Scrap the levy transfer cap, say business leaders

Just 2.7% of apprenticeship levy payers have transferred funds to smaller businesses

Just 2.7% of apprenticeship levy payers have transferred funds to smaller businesses

Less than three per cent of apprenticeship-levy paying businesses have transferred funds to pay for apprenticeships in smaller employers, sparking calls for the 25 per cent transfer cap to be scrapped.

New figures have emerged in a response to a written parliamentary question from skills minister Robert Halfon that reveal 580 businesses used the apprenticeship levy transfer scheme to allocate part of their generated funds to non-levy paying employers in 2022/23.

That equates to just 2.7 per cent of levy-paying businesses.

Levy-paying businesses can choose to hand up to 25 per cent of their apprenticeship levy to fund apprenticeships in other businesses.

The proportion of transfers to non-levy businesses has risen steadily, according to Halfon’s data, from two per cent in 2020/21, to 2.5 per cent in 2021/22, and 2.7 per cent in 2022/23.

However, the policy has “struggled to talk off”, according to Simon Ashworth, director of policy at the Association of Employment and Learning Providers (AELP).

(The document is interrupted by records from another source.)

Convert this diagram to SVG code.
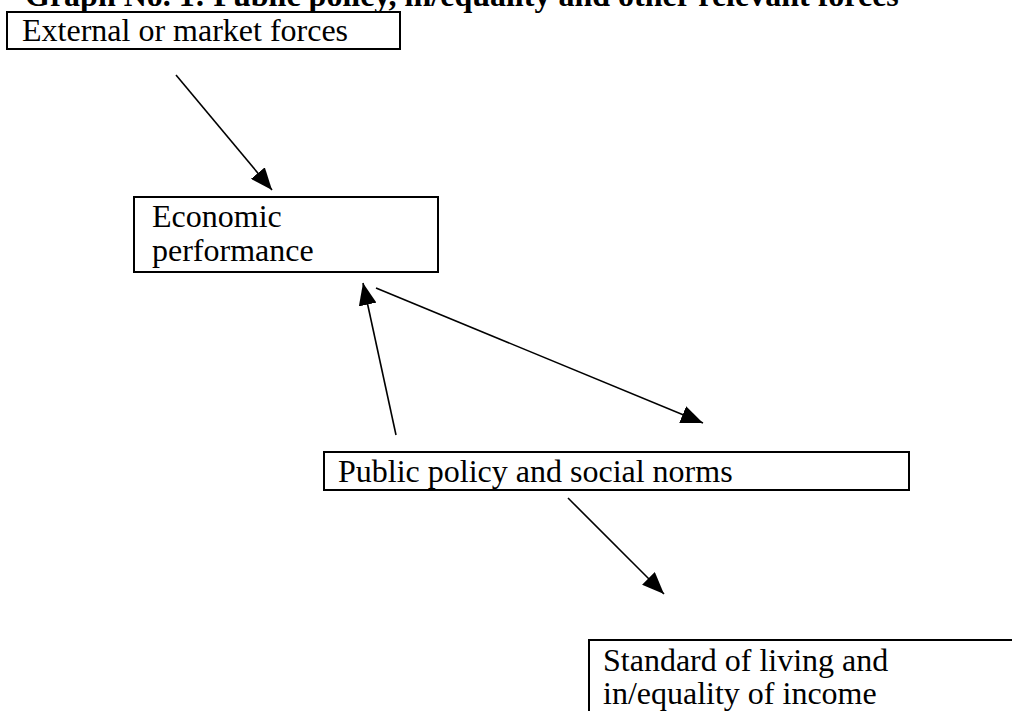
<svg xmlns="http://www.w3.org/2000/svg" width="1012" height="711" viewBox="0 0 1012 711">
  <style>
    .box { fill: #ffffff; stroke: #000000; stroke-width: 2; }
    .lbl { font-family: "Liberation Serif", "Times New Roman", serif; font-size: 32px; fill: #000000; }
    .title { font-family: "Liberation Serif", "Times New Roman", serif; font-size: 32px; font-weight: bold; fill: #000000; }
    .conn { stroke: #000000; stroke-width: 1.6; fill: none; marker-end: url(#arrow); }
  </style>
  <defs>
    <marker id="arrow" viewBox="0 0 22 18" refX="22" refY="9" markerWidth="22" markerHeight="18" markerUnits="userSpaceOnUse" orient="auto">
      <path d="M0,0 L22,9 L0,18 Z" fill="#000000"/>
    </marker>
  </defs>
  <rect x="0" y="0" width="1012" height="711" fill="#ffffff"/>
  <text class="title" x="25" y="6">Graph No. 1: Public policy, in/equality and other relevant forces</text>

  <g id="node-external">
    <rect class="box" x="7" y="12" width="393" height="37"/>
    <text class="lbl" x="22" y="41">External or market forces</text>
  </g>
  <g id="node-economic">
    <rect class="box" x="134" y="197" width="304" height="75"/>
    <text class="lbl" x="152" y="227">Economic</text>
    <text class="lbl" x="152" y="261">performance</text>
  </g>
  <g id="node-public">
    <rect class="box" x="324" y="452" width="585" height="38"/>
    <text class="lbl" x="338" y="482">Public policy and social norms</text>
  </g>
  <g id="node-standard">
    <rect class="box" x="589" y="640" width="460" height="100"/>
    <text class="lbl" x="603" y="671">Standard of living and</text>
    <text class="lbl" x="603" y="704">in/equality of income</text>
  </g>

  <g id="connectors">
    <line class="conn" x1="176" y1="75" x2="272" y2="190"/>
    <line class="conn" x1="396" y1="435" x2="363" y2="283"/>
    <line class="conn" x1="376" y1="288" x2="703" y2="423"/>
    <line class="conn" x1="568" y1="498" x2="664" y2="594"/>
  </g>
</svg>
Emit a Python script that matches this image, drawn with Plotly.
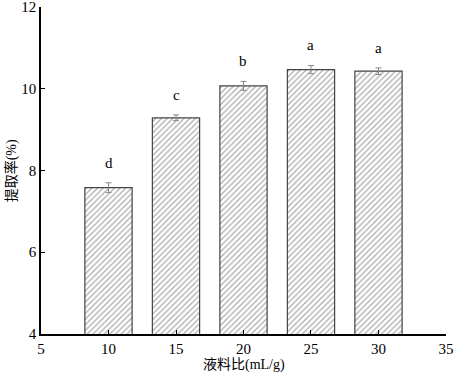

The transfer scheme could be made redundant altogether if the government scraps the requirement for small businesses to pay five per cent of apprenticeship training costs, especially now there is no longer a cap on the number of starts in SMEs.

Ashworth said: “AELP believes that scrapping the remaining five per cent co-investment requirement in the spring budget would not only remove a barrier for more SMEs to benefit from apprenticeships but also negate the need for levy transfer completely. This would mean a simpler and streamlined system for both employer and providers.”

Transfers don’t have to go to smaller, non-levy paying businesses, but the scheme is often cited as a mechanism to help small businesses take on apprentices.

In his reply to a question from Luke Evans MP, Halfon said the Department for Education’s data isn’t specific enough to differentiate between small and medium enterprises (SMEs) and non-levy employers, but did confirm the majority of non-levy businesses on the digital apprenticeship service are SMEs.

Halfon added some employers make full use of their funds, so have no funds to transfer.

The Federation of Small Businesses (FSB) said apprenticeships in small businesses have halved since the levy was introduced.

Tina McKenzie, policy and advocacy chair at the FSB, told FE Week: “There is a big opportunity to further improve the number of businesses transferring their levy funds and to make sure large businesses are supporting small businesses in their supply chain to take on more apprentices.

“Our members are telling us it’s tough to get that funding and when they do, they’re hitting a wall with a 25 per cent cap on what they can actually receive. That cap needs to be scrapped to get more money flowing where it’s needed.”

Justine Greening, who introduced the levy when education secretary, called for the transfer cap to increase from 25 per cent to 40 per cent last year.

The DfE said the transfer scheme gives levy-payers more choice on how they spend their funds and allows them to support businesses in their supply chains or help meet other local or sector-specific skills needs.

FE Week analysis of apprenticeship starts through the transfer scheme reveals that while most go to non-levy paying employers, a sizable proportion go to other levy payers.

In 2022/23, 61 per cent of the 9,451 starts funded through a transfer were in a non-levy employer and 39 per cent was in a fellow levy-payer that could have, for example, already maxed out its own levy. 

There have been 28,003 transferred starts since the scheme was introduced in 2018/19. Of those, 17,200, 61 per cent, of starts were aged 25 and over. Just nine per cent of starts through the transfer scheme have gone to apprentices aged under 19.

Our analysis also shows that most apprentices funded through the transfer scheme to date, 51 per cent, work in health, public services and care. The next most popular subject area was business, administration and law making up 18 per cent of starts to date.

The DfE said the transfer policy remains under review.